- [What the exercise asks]: Review the material line by line. Identify and copy every line that contains the string "matplotlib".

===============

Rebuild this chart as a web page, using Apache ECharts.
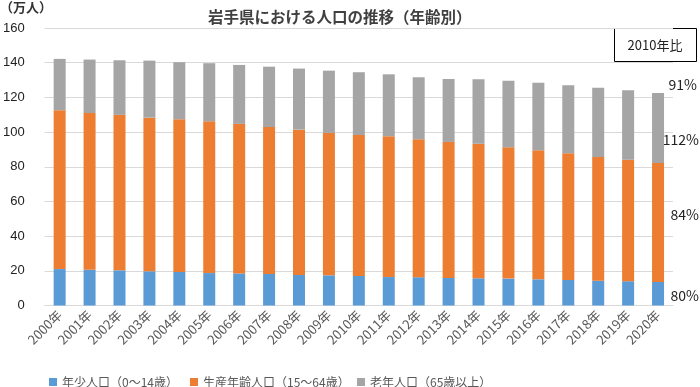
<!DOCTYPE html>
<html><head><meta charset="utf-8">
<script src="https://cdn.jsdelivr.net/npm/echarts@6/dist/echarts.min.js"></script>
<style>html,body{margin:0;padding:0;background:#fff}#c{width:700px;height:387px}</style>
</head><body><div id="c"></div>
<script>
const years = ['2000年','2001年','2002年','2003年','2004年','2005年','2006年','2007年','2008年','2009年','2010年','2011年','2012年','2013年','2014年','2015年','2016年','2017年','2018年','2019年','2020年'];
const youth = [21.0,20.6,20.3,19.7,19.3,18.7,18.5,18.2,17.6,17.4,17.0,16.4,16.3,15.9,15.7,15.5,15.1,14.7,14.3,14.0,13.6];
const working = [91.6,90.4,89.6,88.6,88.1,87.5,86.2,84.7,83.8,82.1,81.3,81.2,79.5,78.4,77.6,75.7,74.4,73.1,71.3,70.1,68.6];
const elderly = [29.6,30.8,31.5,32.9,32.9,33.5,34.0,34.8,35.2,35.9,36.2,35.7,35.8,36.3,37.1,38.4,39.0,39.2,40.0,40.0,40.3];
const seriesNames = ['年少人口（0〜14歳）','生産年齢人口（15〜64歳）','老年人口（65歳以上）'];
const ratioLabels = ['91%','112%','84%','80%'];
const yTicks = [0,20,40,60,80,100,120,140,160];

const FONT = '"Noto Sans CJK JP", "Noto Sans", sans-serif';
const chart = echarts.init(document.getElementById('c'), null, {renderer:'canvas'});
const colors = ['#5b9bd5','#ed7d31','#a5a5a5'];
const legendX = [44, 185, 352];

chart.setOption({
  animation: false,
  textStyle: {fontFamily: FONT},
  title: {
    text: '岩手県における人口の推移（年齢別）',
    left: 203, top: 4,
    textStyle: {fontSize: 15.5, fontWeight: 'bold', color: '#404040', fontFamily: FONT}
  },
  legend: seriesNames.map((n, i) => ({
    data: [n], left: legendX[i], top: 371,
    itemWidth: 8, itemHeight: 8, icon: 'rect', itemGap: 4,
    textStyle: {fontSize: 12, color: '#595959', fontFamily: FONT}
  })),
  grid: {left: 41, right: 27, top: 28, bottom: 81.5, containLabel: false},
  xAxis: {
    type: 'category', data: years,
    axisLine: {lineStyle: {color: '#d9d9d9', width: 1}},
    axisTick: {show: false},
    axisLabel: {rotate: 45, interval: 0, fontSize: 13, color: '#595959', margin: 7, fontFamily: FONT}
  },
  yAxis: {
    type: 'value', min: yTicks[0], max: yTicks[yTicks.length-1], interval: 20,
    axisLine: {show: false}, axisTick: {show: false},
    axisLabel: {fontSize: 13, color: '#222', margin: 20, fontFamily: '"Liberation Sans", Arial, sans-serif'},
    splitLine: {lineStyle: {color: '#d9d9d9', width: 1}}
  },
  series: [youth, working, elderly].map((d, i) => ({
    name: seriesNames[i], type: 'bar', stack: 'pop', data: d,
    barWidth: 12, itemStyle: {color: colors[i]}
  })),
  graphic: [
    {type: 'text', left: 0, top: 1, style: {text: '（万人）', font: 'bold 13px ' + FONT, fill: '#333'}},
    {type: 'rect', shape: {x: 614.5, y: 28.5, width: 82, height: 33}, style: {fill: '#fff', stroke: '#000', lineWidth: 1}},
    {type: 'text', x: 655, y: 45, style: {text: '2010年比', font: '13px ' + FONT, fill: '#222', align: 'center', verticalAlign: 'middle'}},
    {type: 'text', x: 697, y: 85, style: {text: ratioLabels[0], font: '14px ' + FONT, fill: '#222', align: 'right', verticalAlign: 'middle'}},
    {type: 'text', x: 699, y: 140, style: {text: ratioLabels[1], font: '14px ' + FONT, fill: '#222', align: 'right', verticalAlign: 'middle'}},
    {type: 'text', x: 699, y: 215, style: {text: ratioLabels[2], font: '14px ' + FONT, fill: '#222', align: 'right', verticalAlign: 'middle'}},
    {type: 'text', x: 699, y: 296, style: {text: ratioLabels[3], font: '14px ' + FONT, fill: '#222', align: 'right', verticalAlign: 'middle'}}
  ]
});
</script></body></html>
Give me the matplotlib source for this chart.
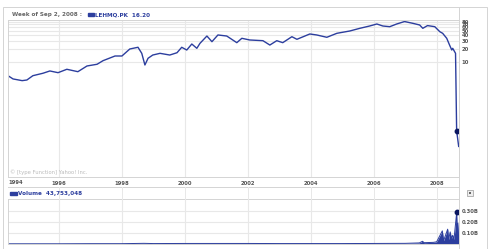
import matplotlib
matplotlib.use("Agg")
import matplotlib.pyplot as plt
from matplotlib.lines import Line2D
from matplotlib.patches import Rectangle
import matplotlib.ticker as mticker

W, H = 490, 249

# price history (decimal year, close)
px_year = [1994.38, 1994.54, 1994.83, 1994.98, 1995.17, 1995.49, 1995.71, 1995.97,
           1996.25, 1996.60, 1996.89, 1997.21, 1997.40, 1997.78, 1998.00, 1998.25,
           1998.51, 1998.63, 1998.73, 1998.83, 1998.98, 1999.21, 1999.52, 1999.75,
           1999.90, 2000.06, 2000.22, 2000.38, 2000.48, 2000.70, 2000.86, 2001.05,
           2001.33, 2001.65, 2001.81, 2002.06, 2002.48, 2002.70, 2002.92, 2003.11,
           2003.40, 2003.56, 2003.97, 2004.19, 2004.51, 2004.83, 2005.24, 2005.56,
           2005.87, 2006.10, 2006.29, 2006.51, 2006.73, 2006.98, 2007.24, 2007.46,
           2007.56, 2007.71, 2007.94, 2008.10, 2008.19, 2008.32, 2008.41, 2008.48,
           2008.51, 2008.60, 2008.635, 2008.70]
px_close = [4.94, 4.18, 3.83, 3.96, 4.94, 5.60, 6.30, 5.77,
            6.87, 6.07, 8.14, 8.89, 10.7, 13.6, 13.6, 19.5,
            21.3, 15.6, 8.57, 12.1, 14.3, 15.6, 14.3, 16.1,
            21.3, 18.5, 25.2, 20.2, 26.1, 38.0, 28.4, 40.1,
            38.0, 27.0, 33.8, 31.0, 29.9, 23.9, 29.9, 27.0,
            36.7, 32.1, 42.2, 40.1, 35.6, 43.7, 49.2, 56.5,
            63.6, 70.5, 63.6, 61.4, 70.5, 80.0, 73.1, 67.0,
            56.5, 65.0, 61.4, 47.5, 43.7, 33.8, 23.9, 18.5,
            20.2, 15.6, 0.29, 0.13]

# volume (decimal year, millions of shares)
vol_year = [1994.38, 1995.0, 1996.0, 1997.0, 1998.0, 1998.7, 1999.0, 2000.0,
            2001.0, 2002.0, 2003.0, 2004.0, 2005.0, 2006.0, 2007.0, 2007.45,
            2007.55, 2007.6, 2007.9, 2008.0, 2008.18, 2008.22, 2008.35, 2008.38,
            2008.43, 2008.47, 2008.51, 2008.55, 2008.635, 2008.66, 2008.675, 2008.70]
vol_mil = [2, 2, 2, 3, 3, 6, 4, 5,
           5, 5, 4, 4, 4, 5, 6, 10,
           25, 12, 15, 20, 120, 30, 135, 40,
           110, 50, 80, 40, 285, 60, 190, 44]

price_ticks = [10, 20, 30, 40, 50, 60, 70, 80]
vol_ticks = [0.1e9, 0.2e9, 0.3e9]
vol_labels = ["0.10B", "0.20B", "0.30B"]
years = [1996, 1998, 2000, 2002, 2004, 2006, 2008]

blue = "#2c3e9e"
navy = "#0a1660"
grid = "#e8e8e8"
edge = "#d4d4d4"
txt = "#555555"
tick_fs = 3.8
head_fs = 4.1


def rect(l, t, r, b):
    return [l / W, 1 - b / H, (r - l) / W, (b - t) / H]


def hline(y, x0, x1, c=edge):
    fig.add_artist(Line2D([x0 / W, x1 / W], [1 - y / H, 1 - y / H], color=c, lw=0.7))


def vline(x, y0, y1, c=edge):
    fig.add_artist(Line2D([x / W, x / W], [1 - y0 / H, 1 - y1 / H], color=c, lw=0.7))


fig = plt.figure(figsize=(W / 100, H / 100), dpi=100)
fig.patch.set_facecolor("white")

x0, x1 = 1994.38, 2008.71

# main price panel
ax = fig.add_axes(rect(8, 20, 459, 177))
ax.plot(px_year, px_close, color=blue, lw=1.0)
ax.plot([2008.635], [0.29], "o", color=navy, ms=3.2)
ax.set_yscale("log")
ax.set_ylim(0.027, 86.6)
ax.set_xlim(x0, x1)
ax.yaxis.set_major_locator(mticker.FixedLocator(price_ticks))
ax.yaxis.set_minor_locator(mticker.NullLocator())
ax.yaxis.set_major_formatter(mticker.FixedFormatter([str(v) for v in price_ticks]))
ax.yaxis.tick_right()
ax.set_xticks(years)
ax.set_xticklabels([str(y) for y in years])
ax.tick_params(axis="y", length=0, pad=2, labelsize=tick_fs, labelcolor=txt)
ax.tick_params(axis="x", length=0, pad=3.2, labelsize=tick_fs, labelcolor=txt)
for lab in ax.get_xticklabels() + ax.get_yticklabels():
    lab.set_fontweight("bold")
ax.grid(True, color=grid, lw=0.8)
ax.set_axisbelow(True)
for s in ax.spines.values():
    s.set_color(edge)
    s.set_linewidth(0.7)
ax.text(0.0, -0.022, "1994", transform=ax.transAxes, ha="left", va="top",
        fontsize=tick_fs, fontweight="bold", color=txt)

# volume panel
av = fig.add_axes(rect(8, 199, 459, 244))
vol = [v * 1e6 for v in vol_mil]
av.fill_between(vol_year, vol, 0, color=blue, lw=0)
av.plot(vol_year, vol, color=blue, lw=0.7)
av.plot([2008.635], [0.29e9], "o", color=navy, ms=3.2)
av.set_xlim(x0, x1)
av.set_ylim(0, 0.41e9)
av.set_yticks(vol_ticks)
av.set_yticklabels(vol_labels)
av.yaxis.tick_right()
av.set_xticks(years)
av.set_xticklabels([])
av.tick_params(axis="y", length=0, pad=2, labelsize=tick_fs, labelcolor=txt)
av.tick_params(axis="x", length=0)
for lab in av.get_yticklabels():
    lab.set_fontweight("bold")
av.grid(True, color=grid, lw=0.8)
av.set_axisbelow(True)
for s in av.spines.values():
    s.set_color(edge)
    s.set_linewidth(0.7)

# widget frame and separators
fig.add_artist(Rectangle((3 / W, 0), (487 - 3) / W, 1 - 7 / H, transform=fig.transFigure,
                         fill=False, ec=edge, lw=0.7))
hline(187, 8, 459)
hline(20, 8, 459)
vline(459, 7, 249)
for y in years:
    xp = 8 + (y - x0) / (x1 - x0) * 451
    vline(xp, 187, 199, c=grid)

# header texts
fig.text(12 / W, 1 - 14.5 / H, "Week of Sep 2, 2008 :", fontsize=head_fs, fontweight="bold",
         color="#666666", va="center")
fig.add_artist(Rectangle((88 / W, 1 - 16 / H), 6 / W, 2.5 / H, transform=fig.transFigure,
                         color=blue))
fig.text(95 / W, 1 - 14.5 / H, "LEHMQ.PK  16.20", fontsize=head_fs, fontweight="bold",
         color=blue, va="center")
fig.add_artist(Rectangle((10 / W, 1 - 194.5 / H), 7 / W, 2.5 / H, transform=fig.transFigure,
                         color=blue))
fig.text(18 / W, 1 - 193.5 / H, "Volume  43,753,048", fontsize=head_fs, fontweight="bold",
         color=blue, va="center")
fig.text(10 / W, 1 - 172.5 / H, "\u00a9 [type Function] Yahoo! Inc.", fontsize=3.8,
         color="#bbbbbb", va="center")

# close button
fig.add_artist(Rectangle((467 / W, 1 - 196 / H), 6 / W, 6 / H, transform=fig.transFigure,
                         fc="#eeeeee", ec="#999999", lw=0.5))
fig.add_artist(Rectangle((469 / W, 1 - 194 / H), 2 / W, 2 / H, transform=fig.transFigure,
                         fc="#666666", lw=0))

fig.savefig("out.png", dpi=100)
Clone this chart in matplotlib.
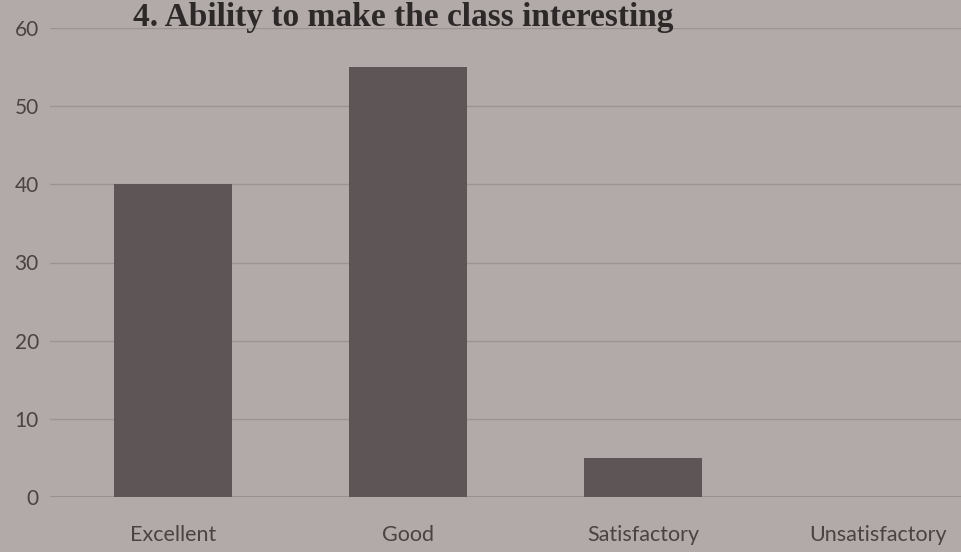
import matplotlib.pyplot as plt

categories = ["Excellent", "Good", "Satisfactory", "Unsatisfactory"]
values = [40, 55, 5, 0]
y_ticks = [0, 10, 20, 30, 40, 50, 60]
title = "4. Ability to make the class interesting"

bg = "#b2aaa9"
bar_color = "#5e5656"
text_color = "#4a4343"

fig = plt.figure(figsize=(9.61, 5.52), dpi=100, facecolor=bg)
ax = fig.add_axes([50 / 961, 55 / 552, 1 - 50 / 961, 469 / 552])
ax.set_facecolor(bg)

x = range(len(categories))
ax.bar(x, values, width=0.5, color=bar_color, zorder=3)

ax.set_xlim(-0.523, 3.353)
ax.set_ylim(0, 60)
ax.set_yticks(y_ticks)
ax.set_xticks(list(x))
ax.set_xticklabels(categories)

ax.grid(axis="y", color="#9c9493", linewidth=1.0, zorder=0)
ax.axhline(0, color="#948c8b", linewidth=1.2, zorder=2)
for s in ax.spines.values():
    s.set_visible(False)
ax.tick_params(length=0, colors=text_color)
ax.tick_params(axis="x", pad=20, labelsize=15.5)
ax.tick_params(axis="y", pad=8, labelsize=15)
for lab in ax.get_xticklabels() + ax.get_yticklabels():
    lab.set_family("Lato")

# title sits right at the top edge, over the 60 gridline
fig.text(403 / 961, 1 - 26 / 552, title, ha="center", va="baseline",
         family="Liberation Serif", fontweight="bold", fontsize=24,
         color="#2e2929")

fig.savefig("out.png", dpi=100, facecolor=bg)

===============

- [Complete output]:
Give me the matplotlib source for this chart.
import matplotlib
matplotlib.use("Agg")
import matplotlib.pyplot as plt
from matplotlib.lines import Line2D
from matplotlib.patches import Rectangle
import matplotlib.ticker as mticker
Clone this chart in matplotlib.
import matplotlib.pyplot as plt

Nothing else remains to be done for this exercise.